Originally posted by: Chriz
I was curious, for encoding videos, what are the differences between Xvid, Mpeg4 (MP4), and H.264? Mainly I'm wondering which is the best quality.
I was kind of curious on Audio too, I'm just using Lame Mp3 to encode.
H.264 or AVC or x264, depending on what you look at will give you the highest quality but sometimes takes a while to encode. Mpeg4 includes xvid and h264 so thats not really a choice.

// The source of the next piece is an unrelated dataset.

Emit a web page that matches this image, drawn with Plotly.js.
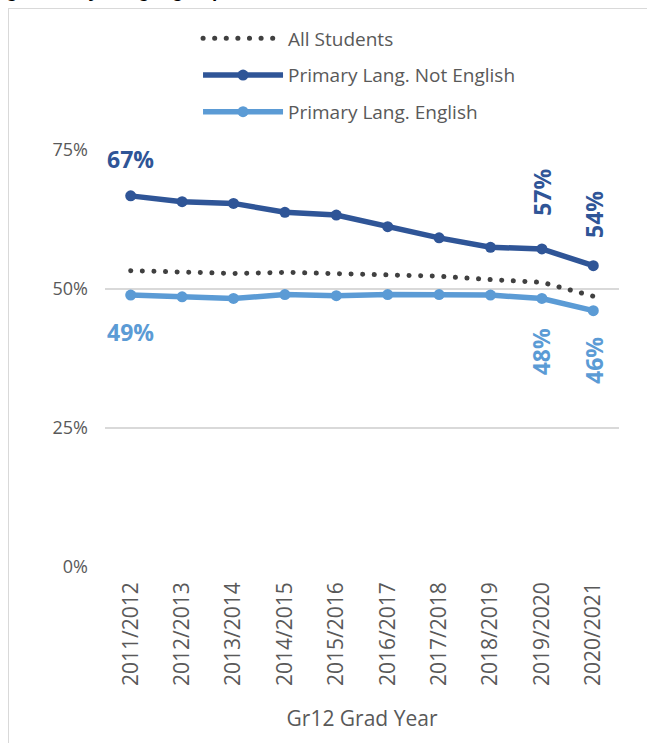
<!DOCTYPE html>
<html>
<head>
<meta charset="utf-8">
<script src="https://cdn.plot.ly/plotly-3.0.1.min.js"></script>
<style>
  html, body { margin: 0; padding: 0; background: #ffffff; overflow: hidden; }
  #frame {
    position: absolute; left: 8px; top: 8px; width: 660px; height: 760px;
    border: 1.5px solid #d9d9d9; box-sizing: border-box;
  }
  #chart { position: absolute; left: 0; top: 0; width: 647px; height: 743px; }
  /* round dots for the dotted series */
  path.js-line[style*="0.1px"] { stroke-linecap: round !important; }
</style>
</head>
<body>
<div id="frame"></div>
<div id="chart"></div>
<script>
// Graduation rate by primary language spoken at home
const gradYears = ['2011/2012', '2012/2013', '2013/2014', '2014/2015', '2015/2016',
                   '2016/2017', '2017/2018', '2018/2019', '2019/2020', '2020/2021'];
const allStudents = [53.3, 53.1, 52.8, 53.0, 52.8, 52.6, 52.3, 51.7, 51.2, 48.7];
const notEnglish  = [66.75, 65.7, 65.4, 63.8, 63.3, 61.2, 59.2, 57.5, 57.2, 54.2];
const english     = [48.9, 48.6, 48.3, 49.0, 48.8, 49.0, 49.0, 48.9, 48.3, 46.1];
const yTicks = [0, 25, 50, 75];

const darkBlue = '#2f5597';
const lightBlue = '#5b9bd5';
const greyText = '#595959';
const FONT = 'Open Sans, sans-serif';

const traces = [
  {
    name: 'All Students', x: gradYears, y: allStudents, type: 'scatter', mode: 'lines',
    line: { color: '#404040', width: 5, dash: '0.1px,11.5px' },
    legendgroup: 'a', hoverinfo: 'skip', cliponaxis: false
  },
  {
    name: 'Primary Lang. Not English', x: gradYears, y: notEnglish, type: 'scatter', mode: 'lines+markers',
    line: { color: darkBlue, width: 5.5 }, marker: { color: darkBlue, size: 11 },
    legendgroup: 'b', hoverinfo: 'skip', cliponaxis: false
  },
  {
    name: 'Primary Lang. English', x: gradYears, y: english, type: 'scatter', mode: 'lines+markers',
    line: { color: lightBlue, width: 5.5 }, marker: { color: lightBlue, size: 11 },
    legendgroup: 'c', hoverinfo: 'skip', cliponaxis: false
  }
];

// value labels: [series, index, color, angle, vertical shift]
const labelSpecs = [
  [notEnglish, 0, darkBlue, 0, 37],
  [notEnglish, 8, darkBlue, -90, 57],
  [notEnglish, 9, darkBlue, -90, 51],
  [english, 0, lightBlue, 0, -37],
  [english, 8, lightBlue, -90, -53],
  [english, 9, lightBlue, -90, -50]
];
const annotations = labelSpecs.map(([series, i, color, angle, shift]) => ({
  x: gradYears[i], y: series[i], xref: 'x', yref: 'y',
  text: Math.round(series[i]) + '%', showarrow: false, textangle: angle,
  yshift: shift, xanchor: 'center', yanchor: 'middle',
  font: { family: FONT, size: 23, color: color, weight: 700 }
}));

// chart heading (runs off the top edge)
annotations.push({
  xref: 'paper', yref: 'paper', x: -0.197, y: 1.353, xanchor: 'left', yanchor: 'bottom',
  text: 'g, Primary Language Spoken at Home', showarrow: false,
  font: { family: 'Liberation Sans, sans-serif', size: 19, color: '#000000', weight: 700 }
});

const layout = {
  width: 647, height: 743,
  margin: { l: 105, r: 28, t: 150, b: 176 },
  paper_bgcolor: 'rgba(0,0,0,0)', plot_bgcolor: 'rgba(0,0,0,0)',
  showlegend: true,
  legend: {
    x: 0.181, y: 1.313, xanchor: 'left', yanchor: 'top',
    font: { family: FONT, size: 19, color: greyText },
    tracegroupgap: 9, itemwidth: 80, bgcolor: 'rgba(0,0,0,0)'
  },
  xaxis: {
    type: 'category', range: [-0.5, 9.5], tickangle: -90,
    tickfont: { family: FONT, size: 21, color: greyText },
    ticks: '', showgrid: false, showline: false, zeroline: false,
    ticklabelstandoff: 10,
    title: { text: 'Gr12 Grad Year', font: { family: FONT, size: 21, color: greyText }, standoff: 26 }
  },
  yaxis: {
    range: [0, 75], tickvals: yTicks, ticktext: yTicks.map(v => v + '%'),
    tickfont: { family: FONT, size: 18, color: greyText },
    gridcolor: '#d9d9d9', gridwidth: 1.5, zeroline: false, showline: false, ticks: '',
    ticklabelstandoff: 16
  },
  annotations: annotations
};

Plotly.newPlot('chart', traces, layout, { displayModeBar: false, staticPlot: true });
</script>
</body>
</html>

And good old xvid. Solid and reliable, although compared to x264 it's showing it's age on lower bitrate encodes. And higher bitrates you shouldn't be able to tell the difference. It also takes less CPU power to decode but on modern CPU's at non-HD resolutions this shouldn't be a problem (unless your watching it on an Xbox with XBMC or something
, then you might want to use Xvid, although lower bitrate and lower resolution x264 files will play)
But for max quality, x264+some avisynth filters are hard to beat.
As for audio codecs, lame (mp3) is also starting to show its age.
Ogg Vorbis beats it (especially the aotuv versions). I consider AAC to be tied with vorbis but I still like vorbis better for the lower amount of CPU resources it takes to decode (important on an Xbox with XBMC
)
Also, check out
AutoMKV. Encodes xvid, wmv, and X264 (which is the same as AVC or h264, just a different encoder name). In mp4, mkv, or avi file packages (avi only supports mp3 and xvid).